Figure scripts

——————

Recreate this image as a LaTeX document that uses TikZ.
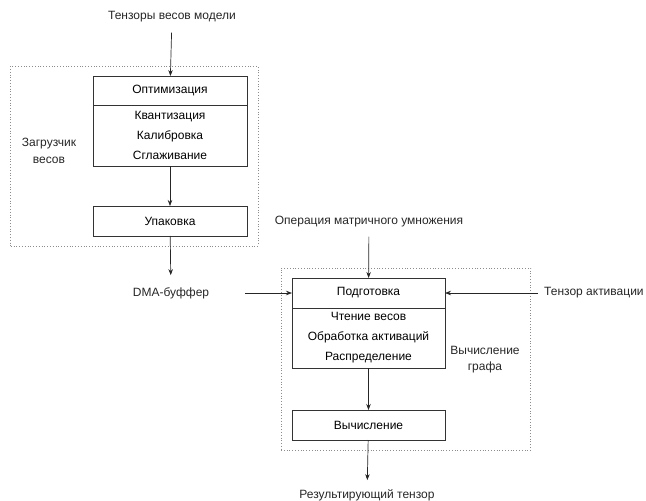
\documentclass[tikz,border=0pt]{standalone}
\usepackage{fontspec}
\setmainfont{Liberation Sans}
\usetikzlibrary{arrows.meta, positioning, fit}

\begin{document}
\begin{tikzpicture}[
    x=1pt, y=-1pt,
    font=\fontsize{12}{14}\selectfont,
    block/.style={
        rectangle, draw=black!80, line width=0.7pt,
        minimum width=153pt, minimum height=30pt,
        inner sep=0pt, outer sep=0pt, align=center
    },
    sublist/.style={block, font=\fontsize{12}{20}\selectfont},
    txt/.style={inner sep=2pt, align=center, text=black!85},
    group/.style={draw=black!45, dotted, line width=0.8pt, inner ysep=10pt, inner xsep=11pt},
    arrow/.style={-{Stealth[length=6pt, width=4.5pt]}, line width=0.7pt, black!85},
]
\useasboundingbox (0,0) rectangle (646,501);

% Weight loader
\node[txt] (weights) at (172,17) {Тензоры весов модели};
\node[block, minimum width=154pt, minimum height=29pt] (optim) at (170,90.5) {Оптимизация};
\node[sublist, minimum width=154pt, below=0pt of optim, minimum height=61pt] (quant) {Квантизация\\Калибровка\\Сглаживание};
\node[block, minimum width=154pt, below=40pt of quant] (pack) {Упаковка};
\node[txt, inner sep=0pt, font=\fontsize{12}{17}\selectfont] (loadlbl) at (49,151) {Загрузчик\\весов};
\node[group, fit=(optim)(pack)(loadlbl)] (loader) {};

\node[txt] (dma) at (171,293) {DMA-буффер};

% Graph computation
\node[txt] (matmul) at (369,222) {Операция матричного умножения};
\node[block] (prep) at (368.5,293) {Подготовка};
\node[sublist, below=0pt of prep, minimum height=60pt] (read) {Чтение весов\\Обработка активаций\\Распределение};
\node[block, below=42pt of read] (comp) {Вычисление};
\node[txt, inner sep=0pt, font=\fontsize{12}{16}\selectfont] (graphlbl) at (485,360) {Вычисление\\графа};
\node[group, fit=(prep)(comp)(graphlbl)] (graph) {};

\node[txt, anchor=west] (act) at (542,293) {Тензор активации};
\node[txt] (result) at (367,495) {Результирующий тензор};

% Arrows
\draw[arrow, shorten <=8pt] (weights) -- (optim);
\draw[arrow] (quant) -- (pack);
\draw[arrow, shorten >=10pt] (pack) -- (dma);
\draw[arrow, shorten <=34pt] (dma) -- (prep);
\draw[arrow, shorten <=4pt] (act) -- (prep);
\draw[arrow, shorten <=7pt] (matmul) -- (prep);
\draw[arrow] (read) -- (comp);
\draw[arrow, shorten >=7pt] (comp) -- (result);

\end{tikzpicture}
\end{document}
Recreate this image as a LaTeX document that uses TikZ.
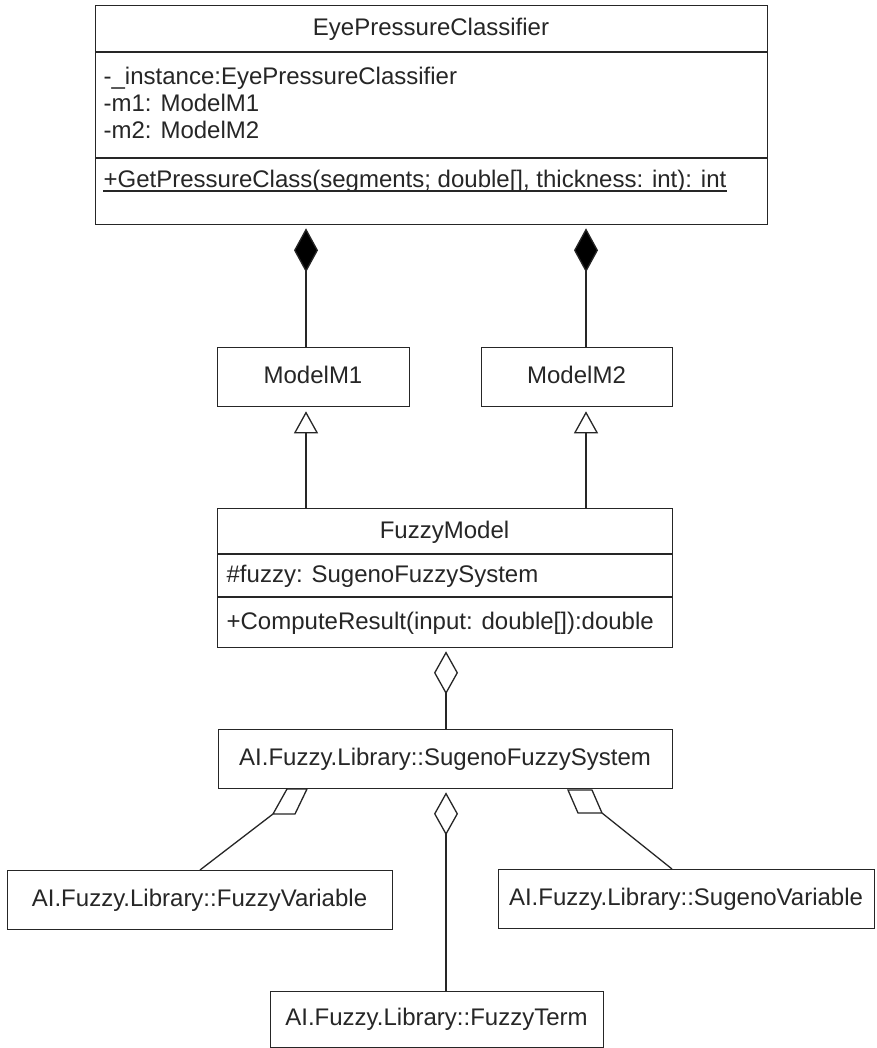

——————

▸ Objective
Your task is to reproduce the entries above word for word, from the first line through the line with "(dma) at (171,293)", and please leave out any pictures.

▸ Written answer
Recreate this image as a LaTeX document that uses TikZ.
\documentclass[tikz,border=0pt]{standalone}
\usepackage{fontspec}
\setmainfont{Liberation Sans}
\usetikzlibrary{arrows.meta, positioning, fit}

\begin{document}
\begin{tikzpicture}[
    x=1pt, y=-1pt,
    font=\fontsize{12}{14}\selectfont,
    block/.style={
        rectangle, draw=black!80, line width=0.7pt,
        minimum width=153pt, minimum height=30pt,
        inner sep=0pt, outer sep=0pt, align=center
    },
    sublist/.style={block, font=\fontsize{12}{20}\selectfont},
    txt/.style={inner sep=2pt, align=center, text=black!85},
    group/.style={draw=black!45, dotted, line width=0.8pt, inner ysep=10pt, inner xsep=11pt},
    arrow/.style={-{Stealth[length=6pt, width=4.5pt]}, line width=0.7pt, black!85},
]
\useasboundingbox (0,0) rectangle (646,501);

% Weight loader
\node[txt] (weights) at (172,17) {Тензоры весов модели};
\node[block, minimum width=154pt, minimum height=29pt] (optim) at (170,90.5) {Оптимизация};
\node[sublist, minimum width=154pt, below=0pt of optim, minimum height=61pt] (quant) {Квантизация\\Калибровка\\Сглаживание};
\node[block, minimum width=154pt, below=40pt of quant] (pack) {Упаковка};
\node[txt, inner sep=0pt, font=\fontsize{12}{17}\selectfont] (loadlbl) at (49,151) {Загрузчик\\весов};
\node[group, fit=(optim)(pack)(loadlbl)] (loader) {};

\node[txt] (dma) at (171,293) {DMA-буффер};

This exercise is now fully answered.